Dad’s Jewish pride informed son Joel who, when discussing his Broadway role in “The Grand Tour” (1979), said: “I’d never played a Jewish person before. It feels good.” Joel, who achieved stardom in Cabaret (1966), also headed up a committee to free ballet dancers Valery Panov, a Jew, and wife Galin from the Soviet Union, for which Grey received the Israel Humanitarian Award (1974) at the White House. In 1996, at a Jewish Community Federation event, he talked about his famous dad who taught him about life onstage and off, ending with a rendition of My Yiddishe Papa. The dynasty continues with Grey’s daughter, Jennifer who is an actress perhaps best known for her role as “Baby” in Dirty Dancing.


This is my story. This is the sacrifice my father made. This was the gift he gave me.” – Giosue (Joshua)

Roberto Benigni’s 1997 film is a surreal fable about the Holocaust. Benigni, who won the Best Actor Oscar, played Guido, an Italian Jewish father who undertakes the mythical task of protecting his young child, Giosue, from the horrors of a concentration camp by turning it into a game.

GIOSUE: ... they’re always yelling. They’re really mean here.
GUIDO: Well yeah ... because first prize is so good. Everybody wants to win the tank so they have to be tough.
GIOSUE: How much longer till I see Mommy?
GUIDO: When the game’s over you’ll see her ...

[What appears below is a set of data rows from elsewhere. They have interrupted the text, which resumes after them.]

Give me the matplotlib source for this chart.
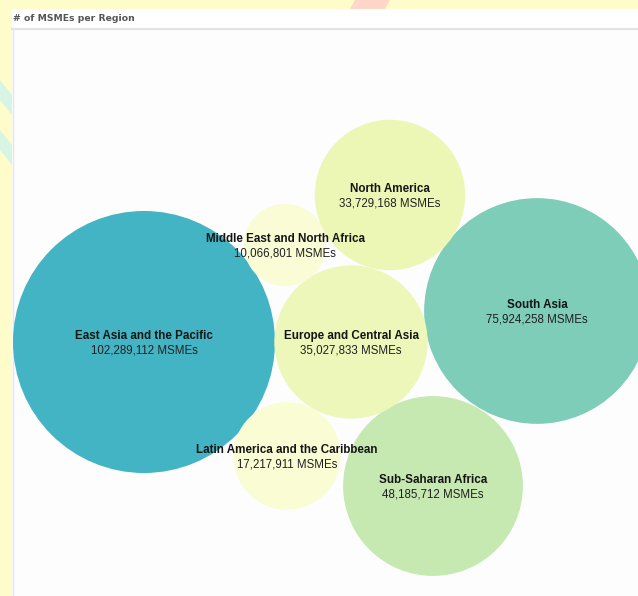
import numpy as np
import matplotlib
matplotlib.use("Agg")
import matplotlib.pyplot as plt
from matplotlib.patches import Circle, Rectangle, Polygon

# data
regions = ["East Asia and the Pacific", "South Asia", "Sub-Saharan Africa",
           "Europe and Central Asia", "North America",
           "Latin America and the Caribbean", "Middle East and North Africa"]
msmes = [102289112, 75924258, 48185712, 35027833, 33729168, 17217911, 10066801]
colors = ["#42B4C3", "#7DCDB9", "#C6E9B1", "#EDF7BA", "#EDF7B5", "#FAFDD3", "#F9FCD4"]

# packed layout (bubble centres, pixel space)
centres = [(144, 342), (537, 311), (433, 486), (351, 342), (390, 195),
           (287, 456), (285, 245)]

W, H = 638, 596
fig = plt.figure(figsize=(W / 100, H / 100), dpi=100)
fig.patch.set_facecolor("#FFFCCC")

ax = fig.add_axes([0, 0, 1, 1])
ax.set_xlim(0, W)
ax.set_ylim(H, 0)
ax.axis("off")

# faint page decorations behind the panel
ax.add_patch(Polygon([(355, 0), (390, 0), (385, 9), (350, 9)], closed=True,
                     facecolor="#FFD6C8", edgecolor="none", zorder=0))
for y0 in (80, 130):
    ax.add_patch(Polygon([(0, y0), (12, y0 + 15), (12, y0 + 35), (0, y0 + 20)],
                         closed=True, facecolor="#D6F5E3", edgecolor="none", zorder=0))

# panel
ax.add_patch(Rectangle((12, 9), W - 12, H - 9, facecolor="#FDFDFD",
                       edgecolor="none", zorder=1))
ax.add_patch(Rectangle((12, 9), W - 12, 19, facecolor="white",
                       edgecolor="none", zorder=1))
ax.plot([12, W], [28.5, 28.5], color="#E3E3E3", lw=1.5, zorder=2)
ax.plot([12.5, 12.5], [28, H], color="#E6E6E6", lw=1, zorder=2)
ax.text(13, 18.5, "# of MSMEs per Region", fontsize=6.7, fontweight="bold",
        color="#555555", family="DejaVu Sans", ha="left", va="center", zorder=3)

# bubbles, area proportional to value
k = 131 / np.sqrt(max(msmes))
for name, val, col, (cx, cy) in zip(regions, msmes, colors, centres):
    r = k * np.sqrt(val)
    ax.add_patch(Circle((cx, cy), r, facecolor=col, edgecolor="none", zorder=3))

for name, val, (cx, cy) in zip(regions, msmes, centres):
    ax.text(cx, cy - 6, name, fontsize=8.4, fontweight="bold",
            family="Liberation Sans", color="#151515", ha="center", va="center", zorder=5)
    ax.text(cx, cy + 8.5, f"{val:,} MSMEs", fontsize=8.3,
            family="Liberation Sans", color="#202020", ha="center", va="center", zorder=5)

fig.savefig("out.png", dpi=100, facecolor=fig.get_facecolor())
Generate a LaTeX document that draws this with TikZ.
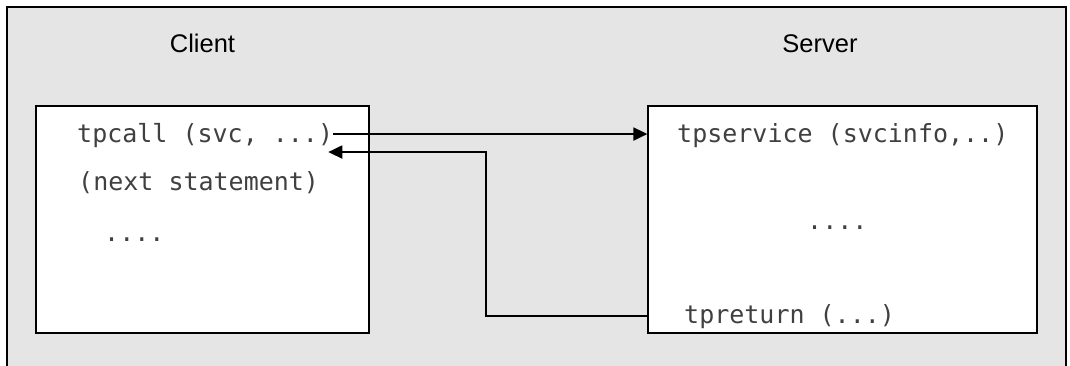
\documentclass[tikz,border=0pt]{standalone}
\usepackage{fontspec}
\setmainfont{Liberation Sans}
\newfontfamily\codefont{DejaVu Sans Mono}
\usetikzlibrary{arrows.meta}
\definecolor{panel}{HTML}{E5E5E5}
\tikzset{
  frameline/.style={line width=1.4pt, black},
  procbox/.style={draw=black, line width=1.3pt, fill=white, inner sep=0pt, minimum height=227pt},
  title/.style={font=\fontsize{25.5}{30}\selectfont, inner sep=0pt, anchor=base},
  code/.style={font=\codefont\fontsize{25}{30}\selectfont, text=black!75, inner sep=0pt, anchor=base west},
  arr/.style={line width=2pt, -{Triangle[length=14pt,width=13pt]}},
}
\begin{document}
\begin{tikzpicture}[x=1pt, y=-1pt]
  \useasboundingbox (0,0) rectangle (1070,366);
  % grey panel, open at the bottom
  \fill[panel] (7,7) rectangle (1066,366);
  \draw[frameline] (7,366) -- (7,7) -- (1066,7) -- (1066,366);

  % headings
  \node[title] (clientlbl) at (202.5,53) {Client};
  \node[title] (serverlbl) at (820,53) {Server};

  % process boxes
  \node[procbox, minimum width=333pt] (cli) at (202.5,219.5) {};
  \node[procbox, minimum width=389pt] (srv) at (842.5,219.5) {};

  % client code
  \node[code] (call) at (77,143) {tpcall (svc, ...)};
  \node[code] (next) at (78,190) {(next statement)};
  \node[code] (cdots) at (104,241) {....};

  % server code
  \node[code] (svc) at (677,143) {tpservice (svcinfo,..)};
  \node[code] (sdots) at (807,229) {....};
  \node[code] (rtn) at (684,323) {tpreturn (...)};

  % request and reply
  \draw[arr] ([yshift=2pt]call.east) -- ([yshift=2pt]call.east -| srv.west);
  \draw[arr] (srv.west |- rtn.west) -- ++(-161,0)
        |- ([xshift=-5pt,yshift=-16pt]call.east);
\end{tikzpicture}
\end{document}
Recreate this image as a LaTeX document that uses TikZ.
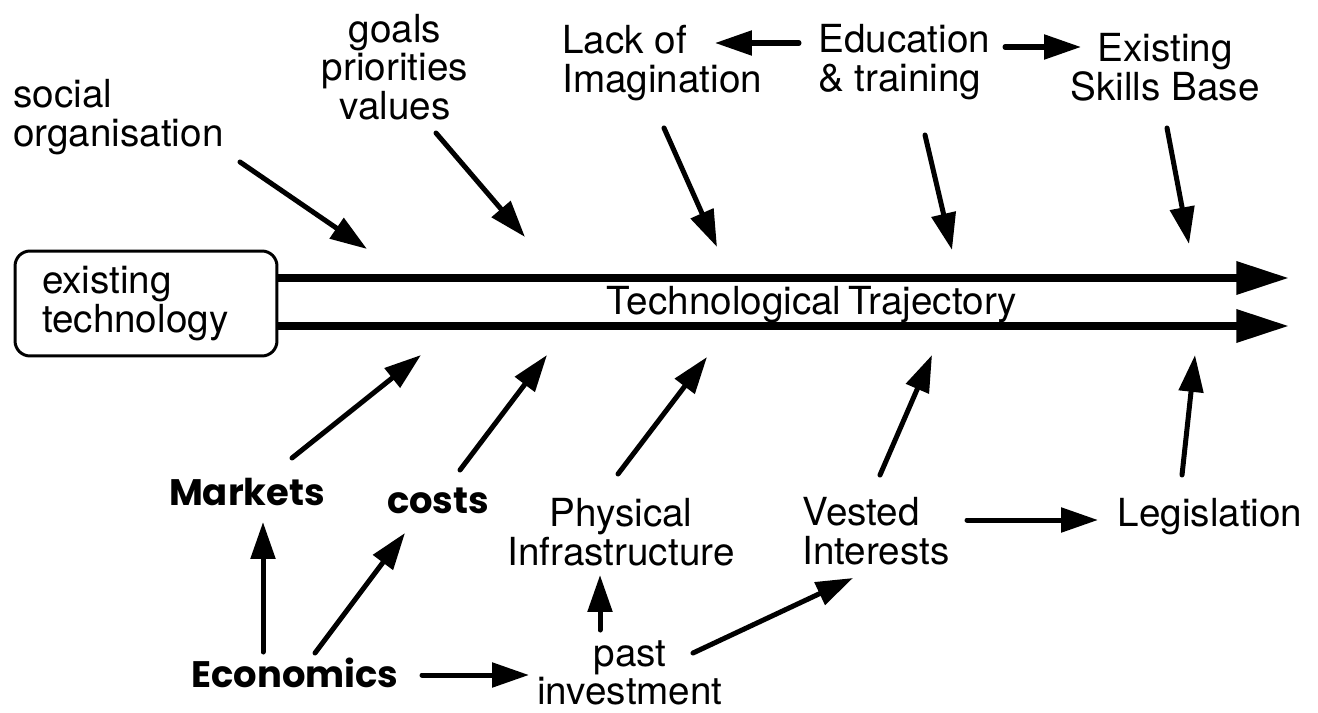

The Jewish father is a complex pastiche for whom morality, ethics and trust is often taught by example. Responsibility is unquestioning. Love and protection is without qualification. Jewish principles aren’t merely guidelines, they are living values. Many a Jewish Father too, is a dreamer; and he dreams for us. And with such a guide there is no distance.